→ **REQUIRED TASK**
Your task is to return, exactly, the run of lines starting at the line holding "Reproduce this chart with Plotly." and ending at the line holding "import plotly.graph_objects as go", both ends included and no other lines.

→ **RECORDS FOR THE EXERCISE**
☆ ☆ ☆ ☆
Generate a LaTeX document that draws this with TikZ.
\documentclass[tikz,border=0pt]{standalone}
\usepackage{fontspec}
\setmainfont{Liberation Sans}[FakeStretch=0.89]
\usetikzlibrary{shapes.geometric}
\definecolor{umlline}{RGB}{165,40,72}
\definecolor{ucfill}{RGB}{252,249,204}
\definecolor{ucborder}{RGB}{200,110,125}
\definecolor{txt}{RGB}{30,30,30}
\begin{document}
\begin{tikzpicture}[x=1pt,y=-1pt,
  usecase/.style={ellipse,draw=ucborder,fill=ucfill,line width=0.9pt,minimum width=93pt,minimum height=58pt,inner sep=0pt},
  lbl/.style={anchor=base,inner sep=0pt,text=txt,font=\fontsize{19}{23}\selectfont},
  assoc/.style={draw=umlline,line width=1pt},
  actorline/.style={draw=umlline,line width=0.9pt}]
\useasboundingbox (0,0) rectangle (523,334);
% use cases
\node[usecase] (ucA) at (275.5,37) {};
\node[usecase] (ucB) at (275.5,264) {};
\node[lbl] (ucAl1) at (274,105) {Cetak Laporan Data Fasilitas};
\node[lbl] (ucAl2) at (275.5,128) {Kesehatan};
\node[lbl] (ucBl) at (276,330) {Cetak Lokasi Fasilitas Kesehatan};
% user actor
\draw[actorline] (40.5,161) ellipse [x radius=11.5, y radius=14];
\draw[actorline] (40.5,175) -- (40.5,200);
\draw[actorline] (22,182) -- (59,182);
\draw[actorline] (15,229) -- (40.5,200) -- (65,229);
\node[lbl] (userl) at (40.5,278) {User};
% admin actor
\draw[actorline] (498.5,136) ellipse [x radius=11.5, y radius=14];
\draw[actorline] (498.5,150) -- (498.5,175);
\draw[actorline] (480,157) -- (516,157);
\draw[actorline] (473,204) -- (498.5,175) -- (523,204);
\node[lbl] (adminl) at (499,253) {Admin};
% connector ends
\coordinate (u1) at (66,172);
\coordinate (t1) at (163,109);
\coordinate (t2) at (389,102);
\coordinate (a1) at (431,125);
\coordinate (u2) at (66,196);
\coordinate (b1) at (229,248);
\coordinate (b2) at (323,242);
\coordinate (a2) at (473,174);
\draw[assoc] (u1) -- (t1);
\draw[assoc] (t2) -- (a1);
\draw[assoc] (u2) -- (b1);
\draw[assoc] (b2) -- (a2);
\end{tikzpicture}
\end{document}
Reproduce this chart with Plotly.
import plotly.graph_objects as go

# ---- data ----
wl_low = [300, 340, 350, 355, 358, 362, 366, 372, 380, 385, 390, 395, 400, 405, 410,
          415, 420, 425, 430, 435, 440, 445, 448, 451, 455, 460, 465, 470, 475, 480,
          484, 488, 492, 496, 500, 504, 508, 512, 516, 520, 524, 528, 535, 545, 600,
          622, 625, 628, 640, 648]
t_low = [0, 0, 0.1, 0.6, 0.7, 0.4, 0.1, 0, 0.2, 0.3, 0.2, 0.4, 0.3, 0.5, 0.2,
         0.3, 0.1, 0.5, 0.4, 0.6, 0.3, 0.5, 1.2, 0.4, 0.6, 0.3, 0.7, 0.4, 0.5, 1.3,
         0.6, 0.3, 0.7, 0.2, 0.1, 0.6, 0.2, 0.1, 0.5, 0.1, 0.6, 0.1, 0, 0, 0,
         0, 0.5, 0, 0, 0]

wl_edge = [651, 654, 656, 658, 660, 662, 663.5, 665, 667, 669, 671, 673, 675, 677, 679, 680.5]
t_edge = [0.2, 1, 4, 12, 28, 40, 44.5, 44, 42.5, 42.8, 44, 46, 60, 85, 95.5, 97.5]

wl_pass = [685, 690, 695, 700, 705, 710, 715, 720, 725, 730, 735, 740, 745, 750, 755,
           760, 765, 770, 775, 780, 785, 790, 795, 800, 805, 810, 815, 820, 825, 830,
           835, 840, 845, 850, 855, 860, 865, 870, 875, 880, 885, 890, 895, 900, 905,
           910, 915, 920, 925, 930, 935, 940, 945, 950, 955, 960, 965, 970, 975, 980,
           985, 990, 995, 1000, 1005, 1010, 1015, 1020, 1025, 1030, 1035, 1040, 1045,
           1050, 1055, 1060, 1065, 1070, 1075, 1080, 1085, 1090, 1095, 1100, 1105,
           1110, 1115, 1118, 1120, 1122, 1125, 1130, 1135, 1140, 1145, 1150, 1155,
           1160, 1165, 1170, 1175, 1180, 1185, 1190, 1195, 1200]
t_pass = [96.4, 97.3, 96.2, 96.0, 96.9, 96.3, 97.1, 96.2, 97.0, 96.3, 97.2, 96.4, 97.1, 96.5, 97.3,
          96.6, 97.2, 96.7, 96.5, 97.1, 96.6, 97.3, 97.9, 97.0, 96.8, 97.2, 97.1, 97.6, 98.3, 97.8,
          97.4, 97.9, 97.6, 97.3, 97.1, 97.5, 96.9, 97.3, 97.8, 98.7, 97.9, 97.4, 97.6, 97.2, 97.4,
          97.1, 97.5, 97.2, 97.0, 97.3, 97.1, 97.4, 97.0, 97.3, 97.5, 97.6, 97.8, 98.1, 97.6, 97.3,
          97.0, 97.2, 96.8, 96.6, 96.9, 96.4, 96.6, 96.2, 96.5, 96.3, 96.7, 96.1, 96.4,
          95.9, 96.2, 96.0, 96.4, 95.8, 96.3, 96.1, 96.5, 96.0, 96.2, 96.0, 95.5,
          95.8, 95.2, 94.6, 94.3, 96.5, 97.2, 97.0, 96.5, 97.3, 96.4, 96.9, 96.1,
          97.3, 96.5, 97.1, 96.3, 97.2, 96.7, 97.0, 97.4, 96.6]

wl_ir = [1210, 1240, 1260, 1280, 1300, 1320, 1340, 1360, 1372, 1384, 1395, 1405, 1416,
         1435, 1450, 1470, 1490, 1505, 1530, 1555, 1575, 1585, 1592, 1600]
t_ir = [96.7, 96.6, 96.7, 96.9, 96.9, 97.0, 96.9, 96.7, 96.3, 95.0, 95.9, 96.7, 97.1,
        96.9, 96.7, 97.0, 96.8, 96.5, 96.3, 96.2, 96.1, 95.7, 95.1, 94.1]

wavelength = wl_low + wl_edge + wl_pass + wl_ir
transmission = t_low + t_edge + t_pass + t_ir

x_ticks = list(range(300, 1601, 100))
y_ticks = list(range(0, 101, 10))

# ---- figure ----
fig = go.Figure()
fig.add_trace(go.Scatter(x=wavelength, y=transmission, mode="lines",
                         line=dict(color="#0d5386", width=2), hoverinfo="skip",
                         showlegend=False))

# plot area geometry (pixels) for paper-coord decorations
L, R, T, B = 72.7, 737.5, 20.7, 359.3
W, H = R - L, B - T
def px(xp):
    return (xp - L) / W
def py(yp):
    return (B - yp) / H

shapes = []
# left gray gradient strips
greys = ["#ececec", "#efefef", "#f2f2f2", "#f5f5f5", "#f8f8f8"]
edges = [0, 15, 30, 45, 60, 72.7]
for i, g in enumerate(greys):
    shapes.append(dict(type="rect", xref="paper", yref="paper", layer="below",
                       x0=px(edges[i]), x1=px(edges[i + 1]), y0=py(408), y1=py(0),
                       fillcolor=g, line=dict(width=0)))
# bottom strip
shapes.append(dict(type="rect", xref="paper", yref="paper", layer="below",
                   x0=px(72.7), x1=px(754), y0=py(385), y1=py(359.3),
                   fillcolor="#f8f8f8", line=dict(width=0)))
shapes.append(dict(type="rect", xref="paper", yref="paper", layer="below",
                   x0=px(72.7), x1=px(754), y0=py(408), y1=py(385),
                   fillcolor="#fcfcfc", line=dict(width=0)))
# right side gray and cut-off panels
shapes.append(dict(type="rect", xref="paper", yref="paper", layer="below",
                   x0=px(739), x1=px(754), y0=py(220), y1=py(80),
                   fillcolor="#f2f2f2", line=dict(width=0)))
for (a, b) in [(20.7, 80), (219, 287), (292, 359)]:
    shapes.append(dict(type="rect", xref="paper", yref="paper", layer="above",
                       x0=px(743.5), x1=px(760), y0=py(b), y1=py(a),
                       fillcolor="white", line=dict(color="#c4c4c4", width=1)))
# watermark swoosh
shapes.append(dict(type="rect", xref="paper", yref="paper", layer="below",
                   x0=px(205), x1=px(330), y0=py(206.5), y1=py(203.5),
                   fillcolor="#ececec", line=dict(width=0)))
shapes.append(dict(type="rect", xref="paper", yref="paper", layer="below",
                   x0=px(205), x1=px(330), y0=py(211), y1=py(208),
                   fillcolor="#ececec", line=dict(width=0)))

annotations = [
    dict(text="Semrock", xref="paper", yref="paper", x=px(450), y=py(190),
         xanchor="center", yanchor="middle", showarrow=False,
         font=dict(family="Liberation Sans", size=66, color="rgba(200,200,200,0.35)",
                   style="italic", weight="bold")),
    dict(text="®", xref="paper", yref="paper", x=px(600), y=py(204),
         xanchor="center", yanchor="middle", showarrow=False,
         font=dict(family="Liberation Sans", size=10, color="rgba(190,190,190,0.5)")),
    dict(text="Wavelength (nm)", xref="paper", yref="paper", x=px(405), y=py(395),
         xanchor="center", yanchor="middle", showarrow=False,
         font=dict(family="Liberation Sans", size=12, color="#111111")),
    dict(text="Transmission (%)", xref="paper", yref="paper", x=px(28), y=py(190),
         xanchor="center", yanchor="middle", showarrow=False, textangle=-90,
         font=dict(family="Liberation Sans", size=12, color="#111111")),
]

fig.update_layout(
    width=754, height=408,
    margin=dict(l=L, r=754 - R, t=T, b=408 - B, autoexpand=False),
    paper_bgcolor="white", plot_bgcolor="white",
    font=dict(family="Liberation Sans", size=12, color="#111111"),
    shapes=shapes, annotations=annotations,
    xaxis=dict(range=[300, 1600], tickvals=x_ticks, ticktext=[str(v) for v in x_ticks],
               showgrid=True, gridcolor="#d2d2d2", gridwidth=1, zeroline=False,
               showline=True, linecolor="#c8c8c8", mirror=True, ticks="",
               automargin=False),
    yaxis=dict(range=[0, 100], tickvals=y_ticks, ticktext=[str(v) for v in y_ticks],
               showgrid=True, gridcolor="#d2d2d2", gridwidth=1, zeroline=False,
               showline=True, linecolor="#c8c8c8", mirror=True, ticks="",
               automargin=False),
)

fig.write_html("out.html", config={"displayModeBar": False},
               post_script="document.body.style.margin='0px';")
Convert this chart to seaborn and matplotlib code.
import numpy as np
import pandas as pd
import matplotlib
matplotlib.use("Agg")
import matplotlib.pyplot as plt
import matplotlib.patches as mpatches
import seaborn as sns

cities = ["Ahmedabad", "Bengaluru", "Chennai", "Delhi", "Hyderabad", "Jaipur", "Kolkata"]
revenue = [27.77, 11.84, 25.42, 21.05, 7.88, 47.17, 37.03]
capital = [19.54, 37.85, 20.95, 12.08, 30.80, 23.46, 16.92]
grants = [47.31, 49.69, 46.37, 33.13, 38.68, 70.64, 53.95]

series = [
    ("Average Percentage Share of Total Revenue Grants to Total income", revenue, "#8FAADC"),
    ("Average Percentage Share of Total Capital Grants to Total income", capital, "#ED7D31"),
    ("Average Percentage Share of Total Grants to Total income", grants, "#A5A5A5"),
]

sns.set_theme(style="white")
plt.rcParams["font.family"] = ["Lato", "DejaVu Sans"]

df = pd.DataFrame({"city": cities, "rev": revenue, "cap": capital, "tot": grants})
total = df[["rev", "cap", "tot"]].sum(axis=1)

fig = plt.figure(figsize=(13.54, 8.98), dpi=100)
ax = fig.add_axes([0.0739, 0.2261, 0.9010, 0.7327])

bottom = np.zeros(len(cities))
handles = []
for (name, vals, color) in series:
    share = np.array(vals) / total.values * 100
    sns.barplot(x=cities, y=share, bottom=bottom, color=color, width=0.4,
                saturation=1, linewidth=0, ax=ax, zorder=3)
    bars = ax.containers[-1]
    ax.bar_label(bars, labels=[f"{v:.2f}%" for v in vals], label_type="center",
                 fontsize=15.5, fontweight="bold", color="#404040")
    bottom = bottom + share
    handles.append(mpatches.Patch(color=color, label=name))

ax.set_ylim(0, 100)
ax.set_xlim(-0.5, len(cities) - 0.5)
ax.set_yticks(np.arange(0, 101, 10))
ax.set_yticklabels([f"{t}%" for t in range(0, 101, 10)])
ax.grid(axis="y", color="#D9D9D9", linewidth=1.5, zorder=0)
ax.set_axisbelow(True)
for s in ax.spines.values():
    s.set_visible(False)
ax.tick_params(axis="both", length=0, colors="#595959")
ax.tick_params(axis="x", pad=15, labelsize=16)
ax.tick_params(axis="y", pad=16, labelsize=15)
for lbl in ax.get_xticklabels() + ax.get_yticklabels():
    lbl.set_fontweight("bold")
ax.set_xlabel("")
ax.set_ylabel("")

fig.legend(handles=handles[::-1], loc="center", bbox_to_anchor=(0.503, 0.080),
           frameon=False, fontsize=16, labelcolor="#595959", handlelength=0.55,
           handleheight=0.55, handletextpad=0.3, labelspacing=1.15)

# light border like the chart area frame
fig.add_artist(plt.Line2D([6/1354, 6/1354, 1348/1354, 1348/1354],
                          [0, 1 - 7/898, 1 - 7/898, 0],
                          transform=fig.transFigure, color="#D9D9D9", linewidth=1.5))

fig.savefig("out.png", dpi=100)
☆ ☆ ☆ ☆
→ **SOLVED PROBLEM**
Reproduce this chart with Plotly.
import plotly.graph_objects as go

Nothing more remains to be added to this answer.